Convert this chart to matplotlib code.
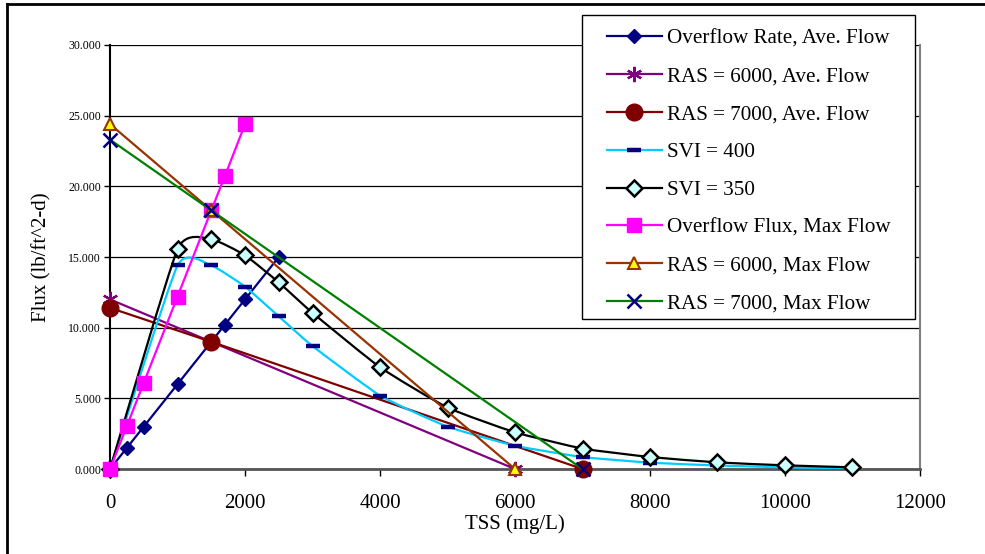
import numpy as np
import matplotlib
matplotlib.use("Agg")
import matplotlib.pyplot as plt
from matplotlib.path import Path
from matplotlib.patches import PathPatch, Rectangle
from matplotlib.lines import Line2D

plt.rcParams['font.family'] = ['Liberation Serif', 'DejaVu Serif']

# ---- data ----
ovr_ave_x = [0, 250, 500, 1000, 1500, 1700, 2000, 2500]
ovr_ave_y = [0.0, 1.5, 3.0, 6.0, 9.0, 10.2, 12.0, 15.0]

ras6000_ave_x = [0, 1500, 6000]
ras6000_ave_y = [12.0, 9.0, 0.0]

ras7000_ave_x = [0, 1500, 7000]
ras7000_ave_y = [11.4, 9.0, 0.0]

svi400_x = [0, 1000, 1500, 2000, 2500, 3000, 4000, 5000, 6000, 7000, 8000, 9000, 10000, 11000]
svi400_y = [0.0, 14.4, 14.4, 12.9, 10.8, 8.7, 5.2, 3.0, 1.65, 0.85, 0.45, 0.25, 0.12, 0.05]

svi350_x = [0, 1000, 1500, 2000, 2500, 3000, 4000, 5000, 6000, 7000, 8000, 9000, 10000, 11000]
svi350_y = [0.0, 15.55, 16.25, 15.12, 13.2, 11.05, 7.2, 4.35, 2.6, 1.45, 0.85, 0.47, 0.26, 0.12]

ovf_max_x = [0, 250, 500, 1000, 1500, 1700, 2000]
ovf_max_y = [0.0, 3.05, 6.1, 12.2, 18.3, 20.7, 24.4]

ras6000_max_x = [0, 1500, 6000]
ras6000_max_y = [24.4, 18.3, 0.0]

ras7000_max_x = [0, 1500, 7000]
ras7000_max_y = [23.3, 18.3, 0.0]

x_ticks = [0, 2000, 4000, 6000, 8000, 10000, 12000]
y_ticks = [0, 5, 10, 15, 20, 25, 30]

NAVY = '#000080'
PURPLE = '#800080'
DRED = '#800000'
CYAN = '#00CCFF'
MAG = '#FF00FF'
BROWN = '#993300'
GREEN = '#008000'


def smooth_path(x, y, f=1/12.):
    # bezier smoothing like the spreadsheet "smoothed line" option
    pts = np.column_stack([x, y]).astype(float)
    n = len(pts)
    verts = [pts[0]]
    codes = [Path.MOVETO]
    for i in range(n - 1):
        p0 = pts[i - 1] if i > 0 else pts[i]
        p1 = pts[i]
        p2 = pts[i + 1]
        p3 = pts[i + 2] if i + 2 < n else pts[i + 1]
        verts += [p1 + (p2 - p0) * f, p2 - (p3 - p1) * f, p2]
        codes += [Path.CURVE4] * 3
    return Path(verts, codes)


fig = plt.figure(figsize=(9.85, 5.54), dpi=100)
ax = fig.add_axes([0.1117, 0.1534, 0.8223, 0.7654])

lw = 1.6
kw = dict(clip_on=False)

ax.plot(ovr_ave_x, ovr_ave_y, color=NAVY, lw=lw, marker='D', ms=7,
        mfc=NAVY, mec=NAVY, label='Overflow Rate, Ave. Flow', zorder=3, **kw)
ax.plot(ras6000_ave_x, ras6000_ave_y, color=PURPLE, lw=lw, marker=(6, 2, 0), ms=11,
        mew=1.6, mec=PURPLE, label='RAS = 6000, Ave. Flow', zorder=3, **kw)
ax.plot(ras7000_ave_x, ras7000_ave_y, color=DRED, lw=lw, marker='o', ms=12,
        mfc=DRED, mec=DRED, label='RAS = 7000, Ave. Flow', zorder=3, **kw)

ax.add_patch(PathPatch(smooth_path(svi400_x, svi400_y), fc='none', ec=CYAN, lw=lw, zorder=3))
ax.plot(svi400_x, svi400_y, ls='none', marker='_', ms=10, mew=3.2, color=NAVY, zorder=3, **kw)

ax.add_patch(PathPatch(smooth_path(svi350_x, svi350_y), fc='none', ec='black', lw=lw, zorder=3))
ax.plot(svi350_x, svi350_y, ls='none', marker='D', ms=8, mfc='#CCFFFF', mec='black',
        mew=1.8, zorder=3, **kw)

ax.plot(ovf_max_x, ovf_max_y, color=MAG, lw=lw, marker='s', ms=10.5, mfc=MAG, mec=MAG,
        label='Overflow Flux, Max Flow', zorder=3, **kw)
ax.plot(ras6000_max_x, ras6000_max_y, color=BROWN, lw=lw, marker='^', ms=9, mfc='#FFFF00',
        mec=BROWN, mew=1.5, label='RAS = 6000, Max Flow', zorder=3, **kw)
ax.plot(ras7000_max_x, ras7000_max_y, color=GREEN, lw=lw, marker='x', ms=10, mec=NAVY,
        mew=1.8, label='RAS = 7000, Max Flow', zorder=3, **kw)

ax.set_xlim(0, 12000)
ax.set_ylim(0, 30)
ax.set_xticks(x_ticks)
ax.set_xticklabels([str(t) for t in x_ticks], fontsize=15)
ax.set_yticks(y_ticks)
ax.set_yticklabels(['%.3f' % t for t in y_ticks], fontsize=8.5)
ax.tick_params(axis='x', direction='out', length=5, width=1, pad=13, color='black')
ax.tick_params(axis='y', direction='out', length=4.5, width=1, pad=2, color='black')
ax.grid(axis='y', color='black', lw=0.9)
ax.set_axisbelow(True)

ax.spines['top'].set_visible(False)
ax.spines['left'].set_color('black')
ax.spines['left'].set_linewidth(1.5)
ax.spines['bottom'].set_color('#555555')
ax.spines['bottom'].set_linewidth(2)
ax.spines['right'].set_color('#808080')
ax.spines['right'].set_linewidth(1.5)

ax.set_xlabel('TSS (mg/L)', fontsize=15, labelpad=1)
ax.set_ylabel('Flux (lb/ft^2-d)', fontsize=15, labelpad=12)

h, l = ax.get_legend_handles_labels()
h.insert(3, Line2D([], [], color=CYAN, lw=lw, marker='_', ms=10, mew=3.2, mec=NAVY))
l.insert(3, 'SVI = 400')
h.insert(4, Line2D([], [], color='black', lw=lw, marker='D', ms=8, mfc='#CCFFFF', mec='black', mew=1.8))
l.insert(4, 'SVI = 350')

# legend box drawn separately so the inner margins match the original
fig.add_artist(Rectangle((0.5909, 0.4242), 0.3381, 0.5487, transform=fig.transFigure,
                         fc='white', ec='black', lw=1, zorder=4))
leg = fig.legend(h, l, loc='upper left', bbox_to_anchor=(0.616, 0.948), fontsize=15.2,
                 frameon=False, handlelength=2.6, handletextpad=0.25, labelspacing=0.855,
                 borderpad=0, borderaxespad=0, numpoints=1)
leg.set_zorder(5)

# outer frame edges (top and left) of the embedded chart
fig.add_artist(Line2D([0.0076, 1.0], [0.992, 0.992], transform=fig.transFigure, color='black', lw=2))
fig.add_artist(Line2D([0.0076, 0.0076], [0.0, 0.992], transform=fig.transFigure, color='black', lw=2))

fig.savefig('out.png', dpi=100)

:::

The exercise: Quote the material word for word, dropping any images it holds.

Task answer:
Convert this chart to matplotlib code.
import numpy as np
import matplotlib
matplotlib.use("Agg")
import matplotlib.pyplot as plt
from matplotlib.path import Path
from matplotlib.patches import PathPatch, Rectangle
from matplotlib.lines import Line2D

plt.rcParams['font.family'] = ['Liberation Serif', 'DejaVu Serif']

# ---- data ----
ovr_ave_x = [0, 250, 500, 1000, 1500, 1700, 2000, 2500]
ovr_ave_y = [0.0, 1.5, 3.0, 6.0, 9.0, 10.2, 12.0, 15.0]

ras6000_ave_x = [0, 1500, 6000]
ras6000_ave_y = [12.0, 9.0, 0.0]

ras7000_ave_x = [0, 1500, 7000]
ras7000_ave_y = [11.4, 9.0, 0.0]

svi400_x = [0, 1000, 1500, 2000, 2500, 3000, 4000, 5000, 6000, 7000, 8000, 9000, 10000, 11000]
svi400_y = [0.0, 14.4, 14.4, 12.9, 10.8, 8.7, 5.2, 3.0, 1.65, 0.85, 0.45, 0.25, 0.12, 0.05]

svi350_x = [0, 1000, 1500, 2000, 2500, 3000, 4000, 5000, 6000, 7000, 8000, 9000, 10000, 11000]
svi350_y = [0.0, 15.55, 16.25, 15.12, 13.2, 11.05, 7.2, 4.35, 2.6, 1.45, 0.85, 0.47, 0.26, 0.12]

ovf_max_x = [0, 250, 500, 1000, 1500, 1700, 2000]
ovf_max_y = [0.0, 3.05, 6.1, 12.2, 18.3, 20.7, 24.4]

ras6000_max_x = [0, 1500, 6000]
ras6000_max_y = [24.4, 18.3, 0.0]

ras7000_max_x = [0, 1500, 7000]
ras7000_max_y = [23.3, 18.3, 0.0]

x_ticks = [0, 2000, 4000, 6000, 8000, 10000, 12000]
y_ticks = [0, 5, 10, 15, 20, 25, 30]

NAVY = '#000080'
PURPLE = '#800080'
DRED = '#800000'
CYAN = '#00CCFF'
MAG = '#FF00FF'
BROWN = '#993300'
GREEN = '#008000'


def smooth_path(x, y, f=1/12.):
    # bezier smoothing like the spreadsheet "smoothed line" option
    pts = np.column_stack([x, y]).astype(float)
    n = len(pts)
    verts = [pts[0]]
    codes = [Path.MOVETO]
    for i in range(n - 1):
        p0 = pts[i - 1] if i > 0 else pts[i]
        p1 = pts[i]
        p2 = pts[i + 1]
        p3 = pts[i + 2] if i + 2 < n else pts[i + 1]
        verts += [p1 + (p2 - p0) * f, p2 - (p3 - p1) * f, p2]
        codes += [Path.CURVE4] * 3
    return Path(verts, codes)


fig = plt.figure(figsize=(9.85, 5.54), dpi=100)
ax = fig.add_axes([0.1117, 0.1534, 0.8223, 0.7654])

lw = 1.6
kw = dict(clip_on=False)

ax.plot(ovr_ave_x, ovr_ave_y, color=NAVY, lw=lw, marker='D', ms=7,
        mfc=NAVY, mec=NAVY, label='Overflow Rate, Ave. Flow', zorder=3, **kw)
ax.plot(ras6000_ave_x, ras6000_ave_y, color=PURPLE, lw=lw, marker=(6, 2, 0), ms=11,
        mew=1.6, mec=PURPLE, label='RAS = 6000, Ave. Flow', zorder=3, **kw)
ax.plot(ras7000_ave_x, ras7000_ave_y, color=DRED, lw=lw, marker='o', ms=12,
        mfc=DRED, mec=DRED, label='RAS = 7000, Ave. Flow', zorder=3, **kw)

ax.add_patch(PathPatch(smooth_path(svi400_x, svi400_y), fc='none', ec=CYAN, lw=lw, zorder=3))
ax.plot(svi400_x, svi400_y, ls='none', marker='_', ms=10, mew=3.2, color=NAVY, zorder=3, **kw)

ax.add_patch(PathPatch(smooth_path(svi350_x, svi350_y), fc='none', ec='black', lw=lw, zorder=3))
ax.plot(svi350_x, svi350_y, ls='none', marker='D', ms=8, mfc='#CCFFFF', mec='black',
        mew=1.8, zorder=3, **kw)

ax.plot(ovf_max_x, ovf_max_y, color=MAG, lw=lw, marker='s', ms=10.5, mfc=MAG, mec=MAG,
        label='Overflow Flux, Max Flow', zorder=3, **kw)
ax.plot(ras6000_max_x, ras6000_max_y, color=BROWN, lw=lw, marker='^', ms=9, mfc='#FFFF00',
        mec=BROWN, mew=1.5, label='RAS = 6000, Max Flow', zorder=3, **kw)
ax.plot(ras7000_max_x, ras7000_max_y, color=GREEN, lw=lw, marker='x', ms=10, mec=NAVY,
        mew=1.8, label='RAS = 7000, Max Flow', zorder=3, **kw)

ax.set_xlim(0, 12000)
ax.set_ylim(0, 30)
ax.set_xticks(x_ticks)
ax.set_xticklabels([str(t) for t in x_ticks], fontsize=15)
ax.set_yticks(y_ticks)
ax.set_yticklabels(['%.3f' % t for t in y_ticks], fontsize=8.5)
ax.tick_params(axis='x', direction='out', length=5, width=1, pad=13, color='black')
ax.tick_params(axis='y', direction='out', length=4.5, width=1, pad=2, color='black')
ax.grid(axis='y', color='black', lw=0.9)
ax.set_axisbelow(True)

ax.spines['top'].set_visible(False)
ax.spines['left'].set_color('black')
ax.spines['left'].set_linewidth(1.5)
ax.spines['bottom'].set_color('#555555')
ax.spines['bottom'].set_linewidth(2)
ax.spines['right'].set_color('#808080')
ax.spines['right'].set_linewidth(1.5)

ax.set_xlabel('TSS (mg/L)', fontsize=15, labelpad=1)
ax.set_ylabel('Flux (lb/ft^2-d)', fontsize=15, labelpad=12)

h, l = ax.get_legend_handles_labels()
h.insert(3, Line2D([], [], color=CYAN, lw=lw, marker='_', ms=10, mew=3.2, mec=NAVY))
l.insert(3, 'SVI = 400')
h.insert(4, Line2D([], [], color='black', lw=lw, marker='D', ms=8, mfc='#CCFFFF', mec='black', mew=1.8))
l.insert(4, 'SVI = 350')

# legend box drawn separately so the inner margins match the original
fig.add_artist(Rectangle((0.5909, 0.4242), 0.3381, 0.5487, transform=fig.transFigure,
                         fc='white', ec='black', lw=1, zorder=4))
leg = fig.legend(h, l, loc='upper left', bbox_to_anchor=(0.616, 0.948), fontsize=15.2,
                 frameon=False, handlelength=2.6, handletextpad=0.25, labelspacing=0.855,
                 borderpad=0, borderaxespad=0, numpoints=1)
leg.set_zorder(5)

# outer frame edges (top and left) of the embedded chart
fig.add_artist(Line2D([0.0076, 1.0], [0.992, 0.992], transform=fig.transFigure, color='black', lw=2))
fig.add_artist(Line2D([0.0076, 0.0076], [0.0, 0.992], transform=fig.transFigure, color='black', lw=2))

fig.savefig('out.png', dpi=100)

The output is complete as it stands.